**Exercise:** Without copying any pictures, restate exactly the lines from the start of the records through the line containing "0.999, 1.0, 1.0, 1.0]".

**Extracted entries:**

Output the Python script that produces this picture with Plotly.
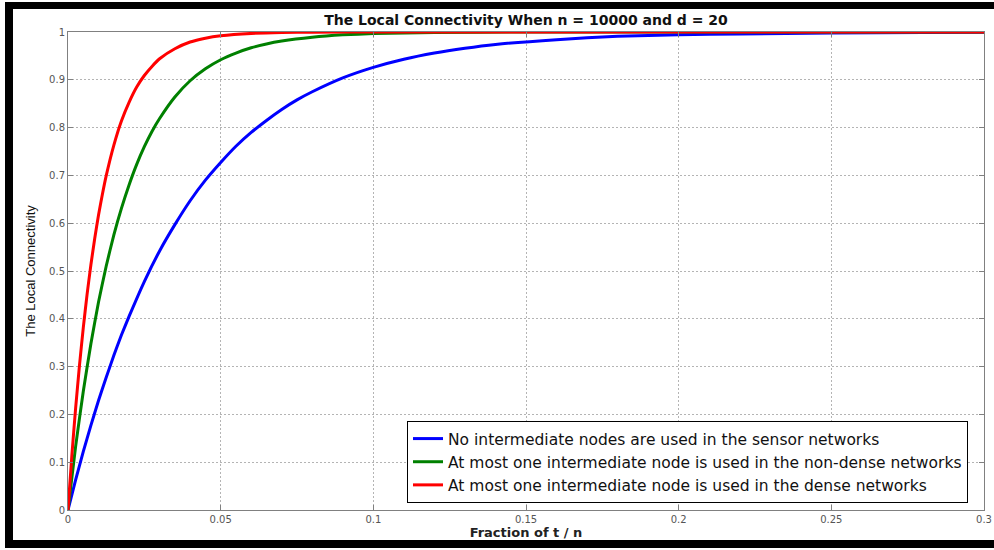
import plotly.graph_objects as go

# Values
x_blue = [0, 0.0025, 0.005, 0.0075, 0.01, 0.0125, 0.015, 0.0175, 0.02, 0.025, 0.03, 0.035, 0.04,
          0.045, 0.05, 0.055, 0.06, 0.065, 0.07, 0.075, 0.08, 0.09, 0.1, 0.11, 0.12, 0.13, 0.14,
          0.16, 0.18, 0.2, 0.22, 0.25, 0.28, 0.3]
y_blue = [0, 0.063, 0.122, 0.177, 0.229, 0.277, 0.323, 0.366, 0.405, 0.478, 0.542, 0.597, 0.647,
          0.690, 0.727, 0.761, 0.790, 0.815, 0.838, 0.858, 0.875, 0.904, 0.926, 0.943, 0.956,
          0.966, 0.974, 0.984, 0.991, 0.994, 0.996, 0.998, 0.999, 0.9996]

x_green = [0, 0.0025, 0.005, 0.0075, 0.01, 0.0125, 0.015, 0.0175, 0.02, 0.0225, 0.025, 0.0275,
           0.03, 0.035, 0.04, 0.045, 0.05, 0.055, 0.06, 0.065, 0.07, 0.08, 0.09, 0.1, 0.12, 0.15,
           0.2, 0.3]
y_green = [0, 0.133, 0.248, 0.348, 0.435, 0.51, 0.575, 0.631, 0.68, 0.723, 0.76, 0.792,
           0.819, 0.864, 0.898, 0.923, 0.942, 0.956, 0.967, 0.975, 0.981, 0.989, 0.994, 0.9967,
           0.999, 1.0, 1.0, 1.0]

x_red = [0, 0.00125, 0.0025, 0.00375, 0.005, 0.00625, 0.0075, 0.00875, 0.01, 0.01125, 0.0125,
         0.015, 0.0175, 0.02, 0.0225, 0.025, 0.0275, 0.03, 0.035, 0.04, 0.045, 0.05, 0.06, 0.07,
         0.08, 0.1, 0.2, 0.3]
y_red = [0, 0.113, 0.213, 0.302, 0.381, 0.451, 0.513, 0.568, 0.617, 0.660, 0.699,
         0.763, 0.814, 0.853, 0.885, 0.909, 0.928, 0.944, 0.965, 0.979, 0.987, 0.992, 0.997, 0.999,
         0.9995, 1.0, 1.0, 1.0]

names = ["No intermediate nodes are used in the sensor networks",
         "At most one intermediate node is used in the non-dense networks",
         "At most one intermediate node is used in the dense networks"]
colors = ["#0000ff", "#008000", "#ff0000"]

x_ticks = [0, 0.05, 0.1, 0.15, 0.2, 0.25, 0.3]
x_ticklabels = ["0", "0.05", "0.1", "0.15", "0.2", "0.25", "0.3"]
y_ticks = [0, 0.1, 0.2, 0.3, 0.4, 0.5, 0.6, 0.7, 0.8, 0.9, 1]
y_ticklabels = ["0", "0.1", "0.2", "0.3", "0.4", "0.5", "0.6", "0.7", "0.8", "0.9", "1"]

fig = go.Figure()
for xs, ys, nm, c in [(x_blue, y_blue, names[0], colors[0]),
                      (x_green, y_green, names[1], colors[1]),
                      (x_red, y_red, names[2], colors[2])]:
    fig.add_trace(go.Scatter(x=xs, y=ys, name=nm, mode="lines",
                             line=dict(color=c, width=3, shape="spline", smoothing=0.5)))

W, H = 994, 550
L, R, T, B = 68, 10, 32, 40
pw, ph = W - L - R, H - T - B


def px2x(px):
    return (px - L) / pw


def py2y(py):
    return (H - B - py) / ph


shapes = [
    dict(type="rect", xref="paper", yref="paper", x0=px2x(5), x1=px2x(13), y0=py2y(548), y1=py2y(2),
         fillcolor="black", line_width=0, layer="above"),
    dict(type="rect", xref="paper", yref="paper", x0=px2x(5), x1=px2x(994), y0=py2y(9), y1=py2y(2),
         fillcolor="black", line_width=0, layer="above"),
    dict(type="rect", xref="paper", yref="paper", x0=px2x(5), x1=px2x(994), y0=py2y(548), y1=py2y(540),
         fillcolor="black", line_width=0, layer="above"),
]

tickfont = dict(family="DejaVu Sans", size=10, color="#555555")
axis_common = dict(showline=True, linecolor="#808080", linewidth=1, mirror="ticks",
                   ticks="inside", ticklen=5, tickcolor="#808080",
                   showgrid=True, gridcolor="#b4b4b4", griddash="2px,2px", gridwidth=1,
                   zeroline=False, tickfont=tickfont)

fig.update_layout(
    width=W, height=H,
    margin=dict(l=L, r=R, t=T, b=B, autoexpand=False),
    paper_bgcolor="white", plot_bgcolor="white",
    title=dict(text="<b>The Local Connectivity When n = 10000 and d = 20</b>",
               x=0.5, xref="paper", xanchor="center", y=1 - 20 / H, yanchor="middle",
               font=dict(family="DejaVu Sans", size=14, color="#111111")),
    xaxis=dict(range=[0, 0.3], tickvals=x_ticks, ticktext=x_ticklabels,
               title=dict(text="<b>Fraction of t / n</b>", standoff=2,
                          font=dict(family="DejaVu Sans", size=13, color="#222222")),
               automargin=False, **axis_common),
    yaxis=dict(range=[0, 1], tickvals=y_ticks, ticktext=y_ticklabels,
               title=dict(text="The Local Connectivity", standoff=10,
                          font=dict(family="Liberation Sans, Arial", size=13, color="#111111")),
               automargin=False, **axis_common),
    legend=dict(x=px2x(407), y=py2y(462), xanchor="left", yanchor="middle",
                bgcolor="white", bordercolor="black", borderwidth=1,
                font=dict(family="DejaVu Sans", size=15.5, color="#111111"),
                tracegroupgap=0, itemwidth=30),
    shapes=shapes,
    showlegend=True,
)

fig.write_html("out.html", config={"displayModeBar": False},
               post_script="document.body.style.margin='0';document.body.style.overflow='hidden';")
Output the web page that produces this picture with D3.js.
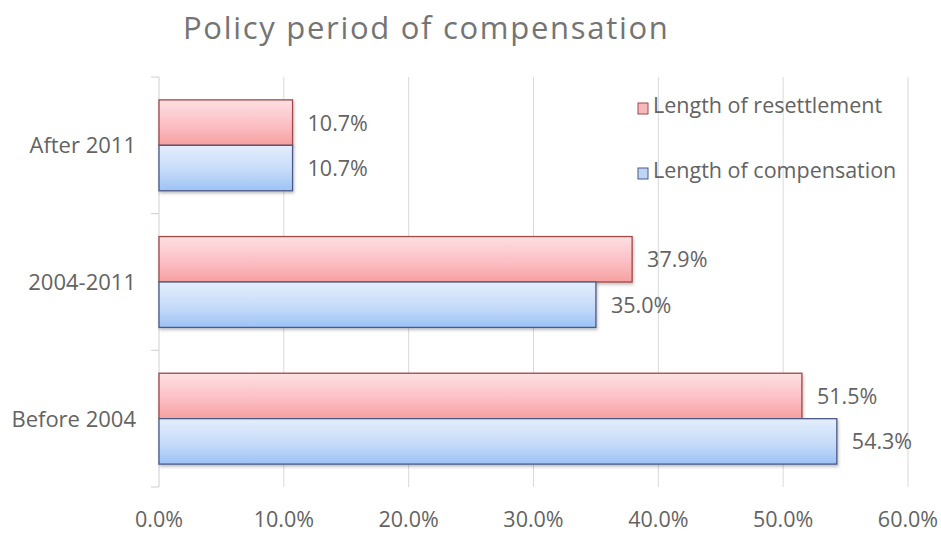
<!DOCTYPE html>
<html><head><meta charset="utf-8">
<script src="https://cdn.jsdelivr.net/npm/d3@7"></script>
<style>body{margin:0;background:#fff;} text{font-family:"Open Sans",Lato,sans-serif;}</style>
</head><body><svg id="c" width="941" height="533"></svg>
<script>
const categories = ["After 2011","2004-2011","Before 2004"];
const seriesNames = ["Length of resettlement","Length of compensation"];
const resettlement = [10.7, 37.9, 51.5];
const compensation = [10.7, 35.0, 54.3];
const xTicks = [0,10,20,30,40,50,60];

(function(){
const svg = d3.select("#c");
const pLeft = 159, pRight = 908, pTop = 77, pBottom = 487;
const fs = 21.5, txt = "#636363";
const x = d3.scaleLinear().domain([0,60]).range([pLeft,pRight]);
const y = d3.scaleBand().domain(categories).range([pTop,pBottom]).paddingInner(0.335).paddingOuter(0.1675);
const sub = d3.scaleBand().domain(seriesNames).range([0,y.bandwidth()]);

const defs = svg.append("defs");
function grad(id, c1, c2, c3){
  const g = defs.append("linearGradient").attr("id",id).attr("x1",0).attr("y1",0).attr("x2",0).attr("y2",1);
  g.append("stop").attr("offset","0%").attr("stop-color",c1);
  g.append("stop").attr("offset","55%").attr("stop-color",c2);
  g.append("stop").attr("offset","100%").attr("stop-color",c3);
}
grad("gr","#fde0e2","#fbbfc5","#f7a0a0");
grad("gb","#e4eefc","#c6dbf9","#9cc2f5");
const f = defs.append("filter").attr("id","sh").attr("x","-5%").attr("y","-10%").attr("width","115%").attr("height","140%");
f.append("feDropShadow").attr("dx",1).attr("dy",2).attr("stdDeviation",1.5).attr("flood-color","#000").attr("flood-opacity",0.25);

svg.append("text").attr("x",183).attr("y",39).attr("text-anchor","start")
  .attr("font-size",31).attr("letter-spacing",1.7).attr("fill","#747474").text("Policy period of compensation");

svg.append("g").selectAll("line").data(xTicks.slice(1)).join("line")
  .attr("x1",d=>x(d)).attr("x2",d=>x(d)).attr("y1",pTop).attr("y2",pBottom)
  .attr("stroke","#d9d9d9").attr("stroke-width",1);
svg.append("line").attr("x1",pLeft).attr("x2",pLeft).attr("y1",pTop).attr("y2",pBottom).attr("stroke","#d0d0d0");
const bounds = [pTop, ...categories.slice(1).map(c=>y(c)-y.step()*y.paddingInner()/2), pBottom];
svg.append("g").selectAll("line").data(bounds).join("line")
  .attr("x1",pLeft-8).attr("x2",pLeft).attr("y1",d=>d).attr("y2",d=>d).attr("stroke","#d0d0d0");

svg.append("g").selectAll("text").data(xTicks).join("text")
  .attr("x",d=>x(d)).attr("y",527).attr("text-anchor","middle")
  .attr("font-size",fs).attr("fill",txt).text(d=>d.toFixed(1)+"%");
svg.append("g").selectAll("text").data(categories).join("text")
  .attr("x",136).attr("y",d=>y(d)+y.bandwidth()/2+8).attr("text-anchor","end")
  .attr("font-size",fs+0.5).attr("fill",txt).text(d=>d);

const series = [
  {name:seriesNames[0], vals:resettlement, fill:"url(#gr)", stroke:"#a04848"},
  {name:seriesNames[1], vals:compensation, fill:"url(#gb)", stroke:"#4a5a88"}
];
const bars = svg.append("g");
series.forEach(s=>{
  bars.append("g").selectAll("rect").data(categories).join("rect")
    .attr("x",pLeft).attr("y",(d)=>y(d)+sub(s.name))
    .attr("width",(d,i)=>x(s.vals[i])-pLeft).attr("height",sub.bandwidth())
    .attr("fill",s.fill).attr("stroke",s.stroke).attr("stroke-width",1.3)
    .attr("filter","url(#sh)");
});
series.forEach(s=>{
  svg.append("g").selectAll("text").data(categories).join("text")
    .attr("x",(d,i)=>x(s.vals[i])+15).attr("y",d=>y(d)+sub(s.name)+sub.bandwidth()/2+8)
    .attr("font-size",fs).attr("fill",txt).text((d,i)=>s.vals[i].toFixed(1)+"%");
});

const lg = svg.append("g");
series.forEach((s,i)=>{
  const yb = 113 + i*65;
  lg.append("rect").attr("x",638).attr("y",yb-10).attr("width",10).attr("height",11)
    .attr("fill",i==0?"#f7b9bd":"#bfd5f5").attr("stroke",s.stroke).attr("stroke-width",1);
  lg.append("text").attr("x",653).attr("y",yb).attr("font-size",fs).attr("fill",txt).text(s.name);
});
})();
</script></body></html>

**Response to this task:**
Output the Python script that produces this picture with Plotly.
import plotly.graph_objects as go

# Values
x_blue = [0, 0.0025, 0.005, 0.0075, 0.01, 0.0125, 0.015, 0.0175, 0.02, 0.025, 0.03, 0.035, 0.04,
          0.045, 0.05, 0.055, 0.06, 0.065, 0.07, 0.075, 0.08, 0.09, 0.1, 0.11, 0.12, 0.13, 0.14,
          0.16, 0.18, 0.2, 0.22, 0.25, 0.28, 0.3]
y_blue = [0, 0.063, 0.122, 0.177, 0.229, 0.277, 0.323, 0.366, 0.405, 0.478, 0.542, 0.597, 0.647,
          0.690, 0.727, 0.761, 0.790, 0.815, 0.838, 0.858, 0.875, 0.904, 0.926, 0.943, 0.956,
          0.966, 0.974, 0.984, 0.991, 0.994, 0.996, 0.998, 0.999, 0.9996]

x_green = [0, 0.0025, 0.005, 0.0075, 0.01, 0.0125, 0.015, 0.0175, 0.02, 0.0225, 0.025, 0.0275,
           0.03, 0.035, 0.04, 0.045, 0.05, 0.055, 0.06, 0.065, 0.07, 0.08, 0.09, 0.1, 0.12, 0.15,
           0.2, 0.3]
y_green = [0, 0.133, 0.248, 0.348, 0.435, 0.51, 0.575, 0.631, 0.68, 0.723, 0.76, 0.792,
           0.819, 0.864, 0.898, 0.923, 0.942, 0.956, 0.967, 0.975, 0.981, 0.989, 0.994, 0.9967,
           0.999, 1.0, 1.0, 1.0]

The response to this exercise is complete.